C’è, in questa strategia, una doppia contraddizione. In primo luogo, il governo dice di voler combattere la dipendenza dal gioco, ma poi assume provvedimenti che avranno il solo effetto di taglieggiare ancora di più i giocatori patologici, se non addirittura di spingerli tra le braccia della delinquenza. Secondariamente, le conseguenze di questi interventi cadono in gran parte sulle spalle dell’industria del gioco legale, additata come esempio di immoralità conclamata ma al tempo stesso trattata come un bancomat per tappare almeno alcune delle falle che si stanno aprendo nel bilancio pubblico.
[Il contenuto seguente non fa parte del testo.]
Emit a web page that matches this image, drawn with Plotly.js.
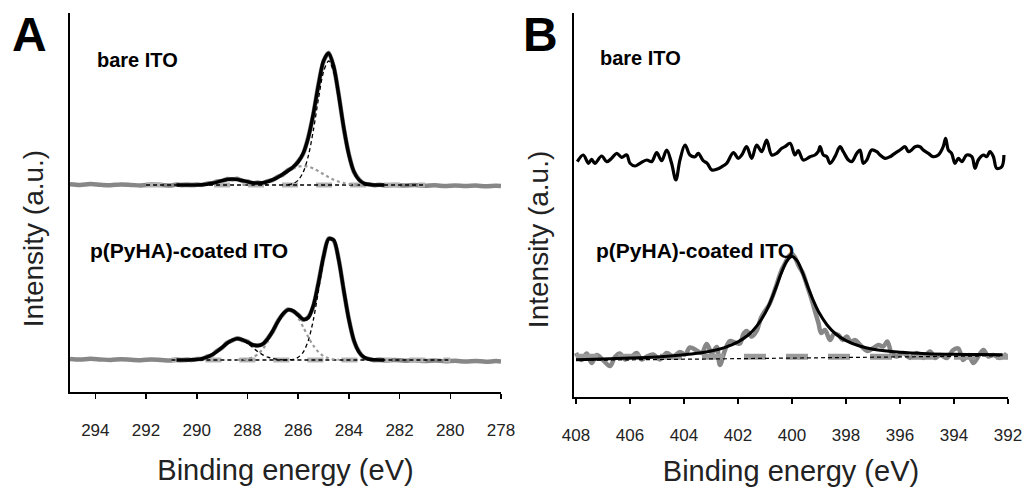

Purtroppo, la tassazione esagerata potrà forse soddisfare le aspettative del governo nel breve termine, ma nel lungo termine non farà altro che rendere insostenibili le condizioni sotto cui operano i concessionari.

Colpire gli operatori legali, allontanare dal gioco coloro che hanno un rapporto “sano” con esso e aumentare il disagio delle persone affette da ludopatia non era forse la meta che il governo intendeva raggiungere, ma è l’inevitabile direzione verso cui – con le sue azioni – sta spingendo il Paese. È superfluo ricordare in quale modo il compianto Carlo Maria Cipolla chiamasse coloro che nuocciono al prossimo senza trarne alcun vantaggio per sé.